*GIVEN EXERCISE*:
Leave out the pictures, then reproduce the rest of the material exactly.

━━━ ENTRIES PROVIDED ━━━

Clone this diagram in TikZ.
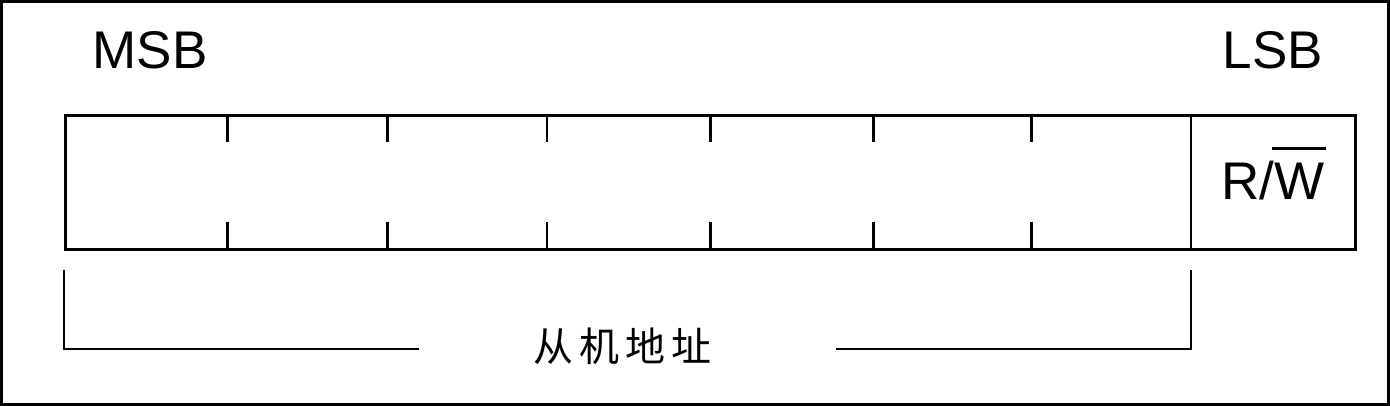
\documentclass[tikz,border=0pt]{standalone}
\usepackage{fontspec}
\setmainfont{Liberation Sans}
\newfontfamily\cjk{Noto Sans CJK SC}
\begin{document}
\begin{tikzpicture}[x=1pt,y=-1pt,
  thickline/.style={line width=3pt},
  thinline/.style={line width=1.5pt},
  lbl/.style={inner sep=0pt,font=\fontsize{53}{53}\selectfont}]
\useasboundingbox (0,0) rectangle (1390,406);
\draw[thickline] (1.5,1.5) rectangle (1388.5,404.5);
% register box
\node[draw,thickline,minimum width=1290pt,minimum height=134pt,inner sep=0pt,anchor=north west] (box) at (64,114) {};
% bit dividers
\foreach \x/\w in {227/3,387/3,547/1.5,710/3,873/3,1031/3}{
  \coordinate (t\x) at (\x,114);
  \coordinate (b\x) at (\x,248);
  \draw[line width=\w pt] (t\x) -- ++(0,28);
  \draw[line width=\w pt] (b\x) -- ++(0,-26);
}
\coordinate (dt) at (1191,114);
\coordinate (db) at (1191,248);
\draw[thinline] (dt) -- (db);
% labels
\node[lbl] (msb) at (150,50) {MSB};
\node[lbl] (lsb) at (1273,50) {LSB};
\node[lbl,anchor=base] (rw) at (1273,200) {R/\hspace{-3pt}\rlap{\rule[50pt]{54pt}{3pt}}\hspace{3pt}W};
\node[inner sep=0pt,font=\cjk\fontsize{40}{40}\selectfont] (addr) at (622,346) {从\hspace{6pt}机\hspace{6pt}地\hspace{6pt}址};
% bracket
\coordinate (l0) at (64,270);
\coordinate (l1) at (64,349);
\coordinate (l2) at (419,349);
\coordinate (r0) at (1191,270);
\coordinate (r1) at (1191,349);
\coordinate (r2) at (836,349);
\draw[thinline] (l0) -- (l1) -- (l2);
\draw[thinline] (r0) -- (r1) -- (r2);
\end{tikzpicture}
\end{document}
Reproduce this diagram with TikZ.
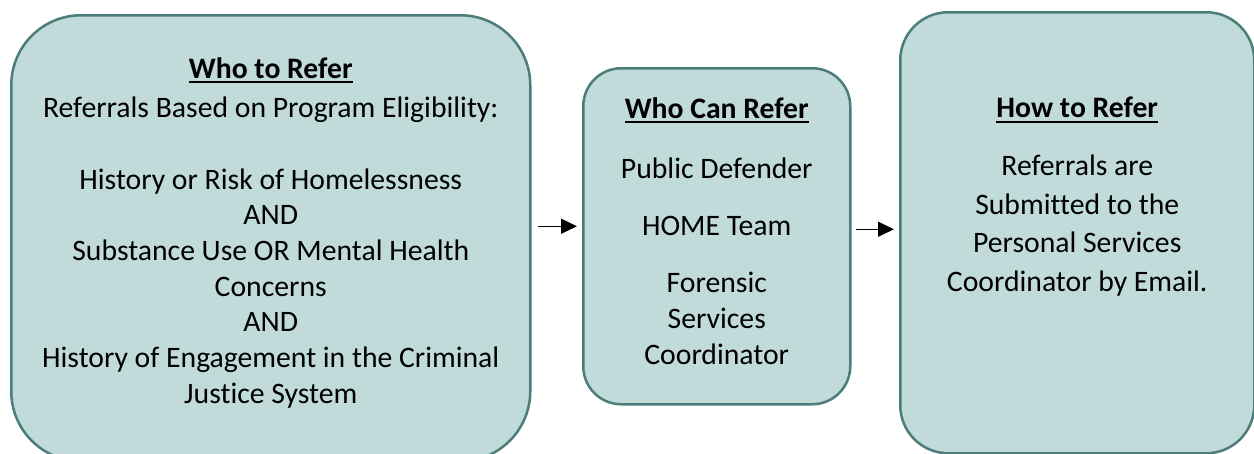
\documentclass[tikz,border=0pt]{standalone}
\usepackage{fontspec}
\setmainfont{Carlito}[Ligatures=NoCommon]
\usetikzlibrary{arrows.meta}
\definecolor{boxfill}{RGB}{192,219,218}
\definecolor{boxline}{RGB}{75,125,122}
\newcommand{\uhead}[1]{\setbox0\hbox{\bfseries #1}\usebox0\llap{\rule[-5pt]{\wd0}{2.2pt}}}
\begin{document}
\begin{tikzpicture}[x=1pt,y=-1pt]
	\tikzstyle{b} = [draw=boxline, fill=boxfill, line width=2.5pt, anchor=north west, inner sep=0pt]
	\tikzstyle{t} = [align=center, anchor=north, inner sep=0pt, font=\fontsize{29.7}{35.7}\selectfont]
	\tikzstyle{a} = [-{Triangle[length=16pt,width=15pt]}, line width=1.4pt]
	\useasboundingbox (0,0) rectangle (1254,453);
	\node[b, minimum width=519pt, minimum height=446pt, rounded corners=70pt] (who-box) at (10,14) {};
	\node[b, minimum width=267pt, minimum height=336pt, rounded corners=38pt] (can-box) at (582,67) {};
	\node[b, minimum width=354pt, minimum height=441pt, rounded corners=48pt] (how-box) at (899,11) {};
	\node[t] (who-text) at (who-box.north |- 0,57) {%
		\uhead{Who to Refer}\\[4pt]
		Referrals Based on Program Eligibility:\\[35.7pt]
		History or Risk of Homelessness\\
		AND\\
		Substance Use OR Mental Health\\
		Concerns\\
		AND\\
		History of Engagement in the Criminal\\
		Justice System};
	\node[t] (can-text) at (can-box.north |- 0,97) {%
		\uhead{Who Can Refer}\\[24.3pt]
		Public Defender\\[21.3pt]
		HOME Team\\[22pt]
		Forensic\\
		Services\\
		Coordinator};
	\node[t] (how-text) at (how-box.north |- 0,97) {%
		\uhead{How to Refer}\\[22pt]
		Referrals are\\[2.8pt]
		Submitted to the\\[2.8pt]
		Personal Services\\[2.8pt]
		Coordinator by Email.};
	\draw[a, shorten <=6pt, shorten >=5pt] ([yshift=12pt]who-box.east) -- ([yshift=10pt]can-box.west);
	\draw[a, shorten <=4pt, shorten >=5pt] ([yshift=7pt]can-box.east) -- ([yshift=3.5pt]how-box.west);
\end{tikzpicture}
\end{document}
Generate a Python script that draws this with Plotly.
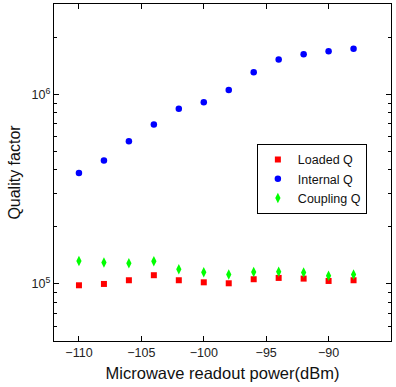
import plotly.graph_objects as go

# Readout power sweep (dBm)
power_dbm = [-110, -108, -106, -104, -102, -100, -98, -96, -94, -92, -90, -88]

# Quality factors extracted from resonator fits
loaded_q = [9.84e4, 1.00e5, 1.046e5, 1.112e5, 1.046e5, 1.02e5, 1.008e5,
            1.059e5, 1.076e5, 1.067e5, 1.037e5, 1.046e5]
internal_q = [3.85e5, 4.48e5, 5.66e5, 6.93e5, 8.4e5, 9.1e5, 1.054e6,
              1.31e6, 1.53e6, 1.63e6, 1.69e6, 1.74e6]
coupling_q = [1.323e5, 1.296e5, 1.286e5, 1.318e5, 1.196e5, 1.153e5, 1.12e5,
              1.156e5, 1.161e5, 1.149e5, 1.106e5, 1.12e5]

x_ticks = [-110, -105, -100, -95, -90, -85]
y_ticks = [1e5, 1e6]
y_tick_text = ["10<sup>5</sup>", "10<sup>6</sup>"]
y_minor = [6e4, 7e4, 8e4, 9e4, 2e5, 3e5, 4e5, 5e5, 6e5, 7e5, 8e5, 9e5, 2e6, 3e6]

FONT = "Liberation Sans, Arial, Helvetica, sans-serif"

fig = go.Figure()
fig.add_trace(go.Scatter(x=power_dbm, y=loaded_q, mode="markers", name="Loaded Q",
                         marker=dict(symbol="square", size=6, color="#ff0000")))
fig.add_trace(go.Scatter(x=power_dbm, y=internal_q, mode="markers", name="Internal Q",
                         marker=dict(symbol="circle", size=6.5, color="#0000ff")))
fig.add_trace(go.Scatter(x=power_dbm, y=coupling_q, mode="markers", name="Coupling Q",
                         marker=dict(symbol="diamond-tall", size=7.5, color="#00ff00")))

axis_common = dict(showgrid=False, zeroline=False, showline=True, linecolor="black",
                   linewidth=1.3, mirror="ticks", ticks="inside", ticklen=5,
                   tickcolor="black", tickfont=dict(family=FONT, size=12.5, color="#222"))

fig.update_xaxes(range=[-112, -85], tickvals=x_ticks,
                 title=dict(text="Microwave readout power(dBm)", standoff=8,
                            font=dict(family=FONT, size=16.5, color="#111")),
                 **axis_common)
fig.update_yaxes(type="log", range=[4.699, 6.477], tickvals=y_ticks, ticktext=y_tick_text,
                 minor=dict(tickvals=y_minor, ticks="inside", ticklen=3, tickcolor="black"),
                 title=dict(text="Quality factor", standoff=6,
                            font=dict(family=FONT, size=16, color="#111")),
                 **axis_common)

fig.update_layout(
    width=396, height=387,
    margin=dict(l=54, r=5, t=4, b=46),
    paper_bgcolor="white", plot_bgcolor="white",
    font=dict(family=FONT, size=12, color="#111"),
    legend=dict(x=0.602, y=0.585, xanchor="left", yanchor="top",
                bgcolor="white", bordercolor="black", borderwidth=1,
                font=dict(family=FONT, size=12.5, color="#111"),
                itemsizing="trace", tracegroupgap=0),
    showlegend=True,
)

fig.write_html("out.html")
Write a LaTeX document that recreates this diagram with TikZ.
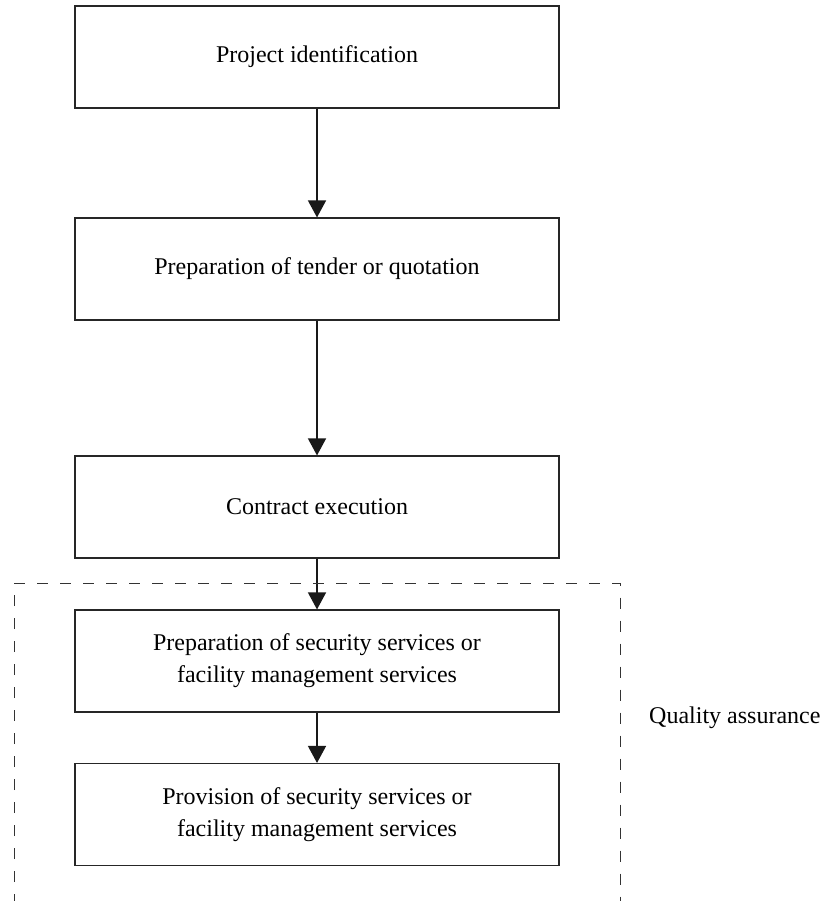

━━━

*EXPECTED ANSWER*:
Clone this diagram in TikZ.
\documentclass[tikz,border=0pt]{standalone}
\usepackage{fontspec}
\setmainfont{Liberation Sans}
\newfontfamily\cjk{Noto Sans CJK SC}
\begin{document}
\begin{tikzpicture}[x=1pt,y=-1pt,
  thickline/.style={line width=3pt},
  thinline/.style={line width=1.5pt},
  lbl/.style={inner sep=0pt,font=\fontsize{53}{53}\selectfont}]
\useasboundingbox (0,0) rectangle (1390,406);
\draw[thickline] (1.5,1.5) rectangle (1388.5,404.5);
% register box
\node[draw,thickline,minimum width=1290pt,minimum height=134pt,inner sep=0pt,anchor=north west] (box) at (64,114) {};
% bit dividers
\foreach \x/\w in {227/3,387/3,547/1.5,710/3,873/3,1031/3}{
  \coordinate (t\x) at (\x,114);
  \coordinate (b\x) at (\x,248);
  \draw[line width=\w pt] (t\x) -- ++(0,28);
  \draw[line width=\w pt] (b\x) -- ++(0,-26);
}
\coordinate (dt) at (1191,114);
\coordinate (db) at (1191,248);
\draw[thinline] (dt) -- (db);
% labels
\node[lbl] (msb) at (150,50) {MSB};
\node[lbl] (lsb) at (1273,50) {LSB};
\node[lbl,anchor=base] (rw) at (1273,200) {R/\hspace{-3pt}\rlap{\rule[50pt]{54pt}{3pt}}\hspace{3pt}W};
\node[inner sep=0pt,font=\cjk\fontsize{40}{40}\selectfont] (addr) at (622,346) {从\hspace{6pt}机\hspace{6pt}地\hspace{6pt}址};
% bracket
\coordinate (l0) at (64,270);
\coordinate (l1) at (64,349);
\coordinate (l2) at (419,349);
\coordinate (r0) at (1191,270);
\coordinate (r1) at (1191,349);
\coordinate (r2) at (836,349);
\draw[thinline] (l0) -- (l1) -- (l2);
\draw[thinline] (r0) -- (r1) -- (r2);
\end{tikzpicture}
\end{document}
Reproduce this diagram with TikZ.
\documentclass[tikz,border=0pt]{standalone}
\usepackage{fontspec}
\setmainfont{Carlito}[Ligatures=NoCommon]
\usetikzlibrary{arrows.meta}
\definecolor{boxfill}{RGB}{192,219,218}
\definecolor{boxline}{RGB}{75,125,122}
\newcommand{\uhead}[1]{\setbox0\hbox{\bfseries #1}\usebox0\llap{\rule[-5pt]{\wd0}{2.2pt}}}
\begin{document}
\begin{tikzpicture}[x=1pt,y=-1pt]
	\tikzstyle{b} = [draw=boxline, fill=boxfill, line width=2.5pt, anchor=north west, inner sep=0pt]
	\tikzstyle{t} = [align=center, anchor=north, inner sep=0pt, font=\fontsize{29.7}{35.7}\selectfont]
	\tikzstyle{a} = [-{Triangle[length=16pt,width=15pt]}, line width=1.4pt]
	\useasboundingbox (0,0) rectangle (1254,453);
	\node[b, minimum width=519pt, minimum height=446pt, rounded corners=70pt] (who-box) at (10,14) {};
	\node[b, minimum width=267pt, minimum height=336pt, rounded corners=38pt] (can-box) at (582,67) {};
	\node[b, minimum width=354pt, minimum height=441pt, rounded corners=48pt] (how-box) at (899,11) {};
	\node[t] (who-text) at (who-box.north |- 0,57) {%
		\uhead{Who to Refer}\\[4pt]
		Referrals Based on Program Eligibility:\\[35.7pt]
		History or Risk of Homelessness\\
		AND\\
		Substance Use OR Mental Health\\
		Concerns\\
		AND\\
		History of Engagement in the Criminal\\
		Justice System};
	\node[t] (can-text) at (can-box.north |- 0,97) {%
		\uhead{Who Can Refer}\\[24.3pt]
		Public Defender\\[21.3pt]
		HOME Team\\[22pt]
		Forensic\\
		Services\\
		Coordinator};
	\node[t] (how-text) at (how-box.north |- 0,97) {%
		\uhead{How to Refer}\\[22pt]
		Referrals are\\[2.8pt]
		Submitted to the\\[2.8pt]
		Personal Services\\[2.8pt]
		Coordinator by Email.};
	\draw[a, shorten <=6pt, shorten >=5pt] ([yshift=12pt]who-box.east) -- ([yshift=10pt]can-box.west);
	\draw[a, shorten <=4pt, shorten >=5pt] ([yshift=7pt]can-box.east) -- ([yshift=3.5pt]how-box.west);
\end{tikzpicture}
\end{document}
Generate a Python script that draws this with Plotly.
import plotly.graph_objects as go

# Readout power sweep (dBm)
power_dbm = [-110, -108, -106, -104, -102, -100, -98, -96, -94, -92, -90, -88]

# Quality factors extracted from resonator fits
loaded_q = [9.84e4, 1.00e5, 1.046e5, 1.112e5, 1.046e5, 1.02e5, 1.008e5,
            1.059e5, 1.076e5, 1.067e5, 1.037e5, 1.046e5]
internal_q = [3.85e5, 4.48e5, 5.66e5, 6.93e5, 8.4e5, 9.1e5, 1.054e6,
              1.31e6, 1.53e6, 1.63e6, 1.69e6, 1.74e6]
coupling_q = [1.323e5, 1.296e5, 1.286e5, 1.318e5, 1.196e5, 1.153e5, 1.12e5,
              1.156e5, 1.161e5, 1.149e5, 1.106e5, 1.12e5]

x_ticks = [-110, -105, -100, -95, -90, -85]
y_ticks = [1e5, 1e6]
y_tick_text = ["10<sup>5</sup>", "10<sup>6</sup>"]
y_minor = [6e4, 7e4, 8e4, 9e4, 2e5, 3e5, 4e5, 5e5, 6e5, 7e5, 8e5, 9e5, 2e6, 3e6]

FONT = "Liberation Sans, Arial, Helvetica, sans-serif"

fig = go.Figure()
fig.add_trace(go.Scatter(x=power_dbm, y=loaded_q, mode="markers", name="Loaded Q",
                         marker=dict(symbol="square", size=6, color="#ff0000")))
fig.add_trace(go.Scatter(x=power_dbm, y=internal_q, mode="markers", name="Internal Q",
                         marker=dict(symbol="circle", size=6.5, color="#0000ff")))
fig.add_trace(go.Scatter(x=power_dbm, y=coupling_q, mode="markers", name="Coupling Q",
                         marker=dict(symbol="diamond-tall", size=7.5, color="#00ff00")))

axis_common = dict(showgrid=False, zeroline=False, showline=True, linecolor="black",
                   linewidth=1.3, mirror="ticks", ticks="inside", ticklen=5,
                   tickcolor="black", tickfont=dict(family=FONT, size=12.5, color="#222"))

fig.update_xaxes(range=[-112, -85], tickvals=x_ticks,
                 title=dict(text="Microwave readout power(dBm)", standoff=8,
                            font=dict(family=FONT, size=16.5, color="#111")),
                 **axis_common)
fig.update_yaxes(type="log", range=[4.699, 6.477], tickvals=y_ticks, ticktext=y_tick_text,
                 minor=dict(tickvals=y_minor, ticks="inside", ticklen=3, tickcolor="black"),
                 title=dict(text="Quality factor", standoff=6,
                            font=dict(family=FONT, size=16, color="#111")),
                 **axis_common)

fig.update_layout(
    width=396, height=387,
    margin=dict(l=54, r=5, t=4, b=46),
    paper_bgcolor="white", plot_bgcolor="white",
    font=dict(family=FONT, size=12, color="#111"),
    legend=dict(x=0.602, y=0.585, xanchor="left", yanchor="top",
                bgcolor="white", bordercolor="black", borderwidth=1,
                font=dict(family=FONT, size=12.5, color="#111"),
                itemsizing="trace", tracegroupgap=0),
    showlegend=True,
)

fig.write_html("out.html")
Write a LaTeX document that recreates this diagram with TikZ.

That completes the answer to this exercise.